先頭集團的兩人已經率先抵達摩天輪橋,張連此時已經被錢炳仲超了過去,可是兩人的差距不是太大。
對於這種情況,張連還是意料之中的,畢竟錢炳仲在司法學校每天都有體能訓練,隔三差五還有高強度的行軍訓練。

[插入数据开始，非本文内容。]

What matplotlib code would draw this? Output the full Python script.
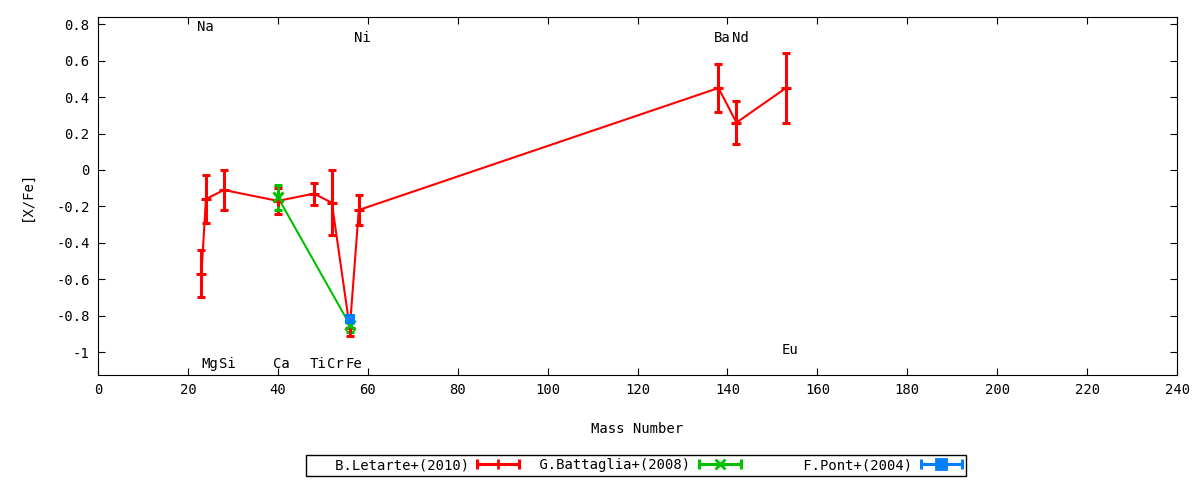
import numpy as np
import matplotlib
matplotlib.use('Agg')
import matplotlib.pyplot as plt
from matplotlib.lines import Line2D
from matplotlib.legend_handler import HandlerBase

plt.rcParams['font.family'] = ['DejaVu Sans Mono']
FS = 10

# B.Letarte+(2010)
let_mass = [23, 24, 28, 40, 48, 52, 56, 58, 138, 142, 153]
let_val = [-0.57, -0.16, -0.11, -0.17, -0.13, -0.18, -0.87, -0.22, 0.45, 0.26, 0.45]
let_err = [0.13, 0.13, 0.11, 0.07, 0.06, 0.18, 0.04, 0.08, 0.13, 0.12, 0.19]

# G.Battaglia+(2008)
bat_mass = [40, 56]
bat_val = [-0.15, -0.85]
bat_err = [0.07, 0.04]

# F.Pont+(2004)
pon_mass = [56]
pon_val = [-0.82]
pon_err = [0.02]

# element labels (x, y, text)
lab_x = [22, 23, 27, 39, 47, 51, 55, 57, 137, 141, 152]
lab_y = [0.786, -1.066, -1.066, -1.066, -1.066, -1.066, -1.066, 0.725, 0.725, 0.725, -0.989]
lab_txt = ['Na', 'Mg', 'Si', 'Ca', 'Ti', 'Cr', 'Fe', 'Ni', 'Ba', 'Nd', 'Eu']


class ErrKey:
    def __init__(self, color, marker):
        self.color = color
        self.marker = marker


class HandlerErr(HandlerBase):
    # gnuplot-like sample: horizontal bar with end caps and point in the middle
    def create_artists(self, legend, orig_handle, xdescent, ydescent,
                       width, height, fontsize, trans):
        c = orig_handle.color
        y = height / 2 - ydescent
        x0, x1 = -xdescent, width - xdescent
        bar = Line2D([x0, x1], [y, y], color=c, lw=2.2)
        caps = Line2D([x0, x1], [y, y], ls='none', marker='|', ms=7,
                      mew=2.2, color=c)
        mid = Line2D([(x0 + x1) / 2], [y], ls='none', marker=orig_handle.marker,
                     ms=6.5, mew=2, color=c)
        arts = [bar, caps, mid]
        for a in arts:
            a.set_transform(trans)
        return arts


fig = plt.figure(figsize=(12, 4.8), dpi=100)
ax = fig.add_axes([0.0817, 0.2188, 0.8992, 0.7458])

series = [
    ('B.Letarte+(2010)', let_mass, let_val, let_err, '#ff0000', '+'),
    ('G.Battaglia+(2008)', bat_mass, bat_val, bat_err, '#00c000', 'x'),
    ('F.Pont+(2004)', pon_mass, pon_val, pon_err, '#0080ff', 's'),
]
keys, names = [], []
for label, xm, yv, ye, color, mk in series:
    ax.plot(xm, yv, '-', color=color, lw=1.5, zorder=2)
    ax.errorbar(xm, yv, yerr=ye, fmt='none', ecolor=color,
                elinewidth=2.2, capsize=3, capthick=2.2, zorder=3)
    if mk == 's':
        ax.plot(xm, yv, ls='none', marker=mk, color=color, ms=7, mew=0, zorder=4)
    else:
        ax.plot(xm, yv, ls='none', marker=mk, color=color, ms=6.5, mew=2.2, zorder=4)
    keys.append(ErrKey(color, mk))
    names.append(label.rjust(19))

for x, y, t in zip(lab_x, lab_y, lab_txt):
    ax.text(x, y, t, fontsize=FS, ha='left', va='center')

ax.set_xlim(0, 240)
ax.set_ylim(-1.126, 0.84)
ax.set_xticks(np.arange(0, 241, 20))
ax.set_yticks([-1, -0.8, -0.6, -0.4, -0.2, 0, 0.2, 0.4, 0.6, 0.8])
ax.set_yticklabels(['-1', '-0.8', '-0.6', '-0.4', '-0.2', '0', '0.2', '0.4', '0.6', '0.8'])
ax.tick_params(direction='in', top=True, right=True, labelsize=FS, length=5, pad=6)
ax.set_xlabel('Mass Number', fontsize=FS, labelpad=18)
ax.set_ylabel('[X/Fe]', fontsize=FS, labelpad=16)

leg = fig.legend(keys, names, handler_map={ErrKey: HandlerErr()},
                 loc='center', bbox_to_anchor=(0.53, 0.031),
                 ncol=3, markerfirst=False, fontsize=FS, fancybox=False,
                 edgecolor='black', framealpha=1, handlelength=3.0,
                 handletextpad=0.6, columnspacing=0.9, borderpad=0.25,
                 borderaxespad=0)
leg.get_frame().set_linewidth(1)

plt.savefig('out.png', dpi=100)
plt.close()
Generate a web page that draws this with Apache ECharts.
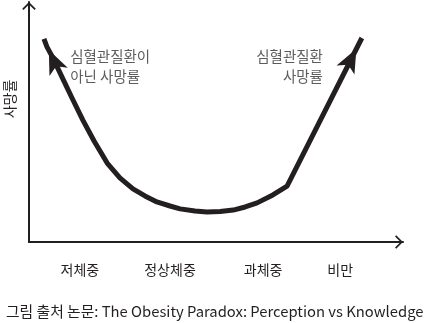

對於這類的長跑在錢炳仲麵前就像小兒科一樣;張連也不是蓋的,早些年跟著老爹老娘擺攤,城管來了他抱起鍋和煤氣罐就跑,這麼多年躲城管的經驗以及日以繼夜的“負重”練習,使得張連的體能十分出眾。
上坡路比較難跑,到了下坡路其實更難,最主要的還是掌控好節奏,因為下坡路對於小腿以及膝蓋的負擔比較重,張連索性將步子邁小一些,頻率更快一些。
見張連死死跟著自己,錢炳仲也有些吃驚,他是真沒想到,十三中這麼個不起眼的學生竟然有如此的毅力。
聽說張連之前還從樓上摔下來過,導致雙腿被摔斷了,滿打滿算這才堪堪三個月,這就已經痊愈了?了不起。
眼看就要下橋了,錢炳仲連忙跑到補給站想拿杯水一口灌下去,豈料他剛伸手隻聽見那如同河東獅吼般的聲音響起:“張連!加油啊!快超過這個娘炮!”
臥槽!哪個動物園沒關好門放出來猛獸了?
白珊珊按照計劃,趁錢炳仲拿水之際大吼一聲。
果不其然,錢炳仲因為她這突如其來的一嗓子嚇了一跳,結果不光杯子沒拿穩掉在了地上,也差點兒因為這個如同大喇叭般的嗓子摔倒。
看見錢炳仲因為白珊珊的突然襲擊嚇了一個踉蹌,張連主動出擊,從桌子上拿起一杯水灌入喉嚨裡後直接加速,在轉彎處直接反超錢炳仲。